* WRITTEN TASK
Begin with the first line of the material and copy each line word for word through the line that contains "от прибыли ГУП"; the pictures are left out.

* AVAILABLE DATA

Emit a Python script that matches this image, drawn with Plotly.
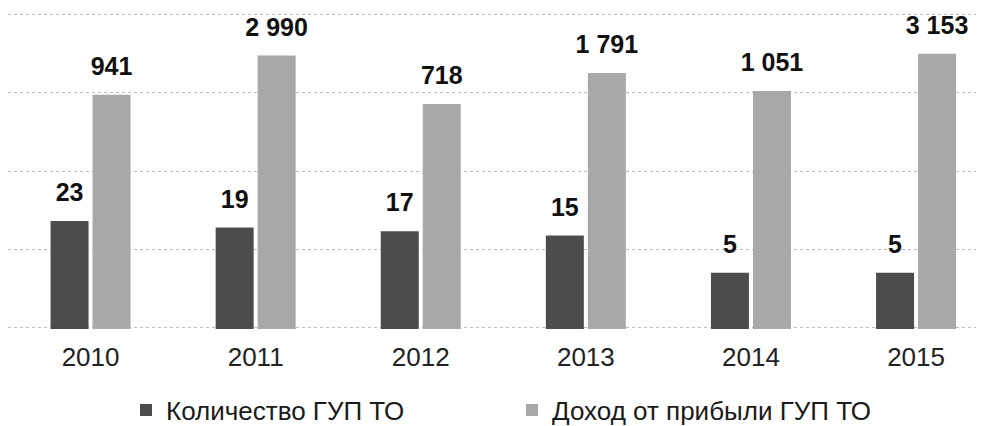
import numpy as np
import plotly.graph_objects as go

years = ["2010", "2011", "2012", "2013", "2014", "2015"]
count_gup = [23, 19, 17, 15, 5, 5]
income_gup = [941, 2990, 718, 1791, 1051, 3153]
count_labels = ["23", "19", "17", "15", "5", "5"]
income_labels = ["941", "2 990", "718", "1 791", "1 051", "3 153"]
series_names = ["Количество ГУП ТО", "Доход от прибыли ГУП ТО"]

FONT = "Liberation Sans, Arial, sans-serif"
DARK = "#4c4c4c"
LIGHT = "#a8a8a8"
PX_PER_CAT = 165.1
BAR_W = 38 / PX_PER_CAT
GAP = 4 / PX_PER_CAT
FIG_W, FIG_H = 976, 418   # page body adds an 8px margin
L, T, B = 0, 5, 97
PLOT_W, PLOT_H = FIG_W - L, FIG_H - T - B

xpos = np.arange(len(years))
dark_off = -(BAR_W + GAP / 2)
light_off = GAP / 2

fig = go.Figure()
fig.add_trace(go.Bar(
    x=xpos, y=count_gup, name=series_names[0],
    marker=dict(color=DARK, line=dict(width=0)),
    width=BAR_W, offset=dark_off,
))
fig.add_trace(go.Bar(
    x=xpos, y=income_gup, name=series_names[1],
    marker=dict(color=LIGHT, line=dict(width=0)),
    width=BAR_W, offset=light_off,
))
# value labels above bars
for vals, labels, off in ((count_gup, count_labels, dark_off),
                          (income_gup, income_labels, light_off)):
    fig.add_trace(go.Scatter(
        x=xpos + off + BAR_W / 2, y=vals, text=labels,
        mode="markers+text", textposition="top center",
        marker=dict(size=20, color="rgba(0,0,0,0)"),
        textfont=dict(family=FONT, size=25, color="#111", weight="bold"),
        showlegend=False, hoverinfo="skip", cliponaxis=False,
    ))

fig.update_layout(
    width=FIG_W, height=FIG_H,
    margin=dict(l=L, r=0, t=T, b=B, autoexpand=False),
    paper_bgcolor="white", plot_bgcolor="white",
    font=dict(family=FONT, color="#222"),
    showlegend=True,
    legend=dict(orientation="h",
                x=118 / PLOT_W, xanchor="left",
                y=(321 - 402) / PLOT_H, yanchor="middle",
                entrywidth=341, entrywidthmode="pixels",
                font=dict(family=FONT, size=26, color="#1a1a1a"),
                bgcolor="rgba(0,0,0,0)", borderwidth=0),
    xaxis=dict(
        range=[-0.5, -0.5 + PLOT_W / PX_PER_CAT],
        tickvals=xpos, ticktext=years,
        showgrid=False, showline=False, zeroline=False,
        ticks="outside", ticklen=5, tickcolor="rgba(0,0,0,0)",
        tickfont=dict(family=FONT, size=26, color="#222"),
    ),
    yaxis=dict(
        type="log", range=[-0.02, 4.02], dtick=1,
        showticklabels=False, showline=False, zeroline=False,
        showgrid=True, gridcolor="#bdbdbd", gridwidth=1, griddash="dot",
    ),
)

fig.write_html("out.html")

* WRITTEN SOLUTION
Emit a Python script that matches this image, drawn with Plotly.
import numpy as np
import plotly.graph_objects as go

years = ["2010", "2011", "2012", "2013", "2014", "2015"]
count_gup = [23, 19, 17, 15, 5, 5]
income_gup = [941, 2990, 718, 1791, 1051, 3153]
count_labels = ["23", "19", "17", "15", "5", "5"]
income_labels = ["941", "2 990", "718", "1 791", "1 051", "3 153"]
series_names = ["Количество ГУП ТО", "Доход от прибыли ГУП ТО"]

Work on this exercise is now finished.